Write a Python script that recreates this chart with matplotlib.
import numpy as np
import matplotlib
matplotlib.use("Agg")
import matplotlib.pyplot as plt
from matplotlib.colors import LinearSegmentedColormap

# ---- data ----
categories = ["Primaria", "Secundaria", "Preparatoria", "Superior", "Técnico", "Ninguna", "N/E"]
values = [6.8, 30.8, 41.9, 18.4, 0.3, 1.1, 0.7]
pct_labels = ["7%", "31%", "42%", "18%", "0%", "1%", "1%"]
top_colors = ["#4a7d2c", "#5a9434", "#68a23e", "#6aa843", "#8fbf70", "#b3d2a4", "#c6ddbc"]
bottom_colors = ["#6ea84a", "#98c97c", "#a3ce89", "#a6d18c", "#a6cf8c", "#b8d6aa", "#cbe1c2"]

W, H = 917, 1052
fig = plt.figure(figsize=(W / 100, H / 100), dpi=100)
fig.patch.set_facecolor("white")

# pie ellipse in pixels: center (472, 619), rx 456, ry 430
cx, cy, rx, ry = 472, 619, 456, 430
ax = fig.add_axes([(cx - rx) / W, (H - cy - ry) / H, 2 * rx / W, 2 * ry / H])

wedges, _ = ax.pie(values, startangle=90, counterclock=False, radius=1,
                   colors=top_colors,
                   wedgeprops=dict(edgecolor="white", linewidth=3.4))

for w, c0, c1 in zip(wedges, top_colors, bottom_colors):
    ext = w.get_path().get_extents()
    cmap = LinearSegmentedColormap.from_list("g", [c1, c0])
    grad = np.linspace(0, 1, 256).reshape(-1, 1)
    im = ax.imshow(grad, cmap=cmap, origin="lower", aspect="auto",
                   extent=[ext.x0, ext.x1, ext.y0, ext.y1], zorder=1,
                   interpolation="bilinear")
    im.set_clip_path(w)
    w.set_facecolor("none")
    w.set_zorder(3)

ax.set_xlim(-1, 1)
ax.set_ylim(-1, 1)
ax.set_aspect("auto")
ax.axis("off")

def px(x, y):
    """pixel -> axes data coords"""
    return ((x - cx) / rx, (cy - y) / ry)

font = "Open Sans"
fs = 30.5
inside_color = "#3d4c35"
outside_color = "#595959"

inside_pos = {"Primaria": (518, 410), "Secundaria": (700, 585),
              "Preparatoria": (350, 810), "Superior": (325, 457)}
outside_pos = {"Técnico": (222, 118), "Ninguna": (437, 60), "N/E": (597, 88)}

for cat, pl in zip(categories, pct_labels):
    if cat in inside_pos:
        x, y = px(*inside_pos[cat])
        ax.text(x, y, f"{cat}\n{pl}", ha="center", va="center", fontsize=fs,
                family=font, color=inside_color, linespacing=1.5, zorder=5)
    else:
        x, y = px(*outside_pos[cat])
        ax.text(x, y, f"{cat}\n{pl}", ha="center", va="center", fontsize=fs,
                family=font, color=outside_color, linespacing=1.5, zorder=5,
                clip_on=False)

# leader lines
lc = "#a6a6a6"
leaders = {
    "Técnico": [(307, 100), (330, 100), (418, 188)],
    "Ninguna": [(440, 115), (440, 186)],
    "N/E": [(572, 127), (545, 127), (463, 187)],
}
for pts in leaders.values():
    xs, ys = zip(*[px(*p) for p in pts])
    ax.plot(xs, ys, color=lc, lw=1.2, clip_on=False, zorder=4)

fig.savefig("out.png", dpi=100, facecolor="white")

━━━━━━━━━━━━━━━━━━━━

To do - Find every line that has "matplotlib" in it, then return those lines.

Task output -
Write a Python script that recreates this chart with matplotlib.
import matplotlib
matplotlib.use("Agg")
import matplotlib.pyplot as plt
from matplotlib.colors import LinearSegmentedColormap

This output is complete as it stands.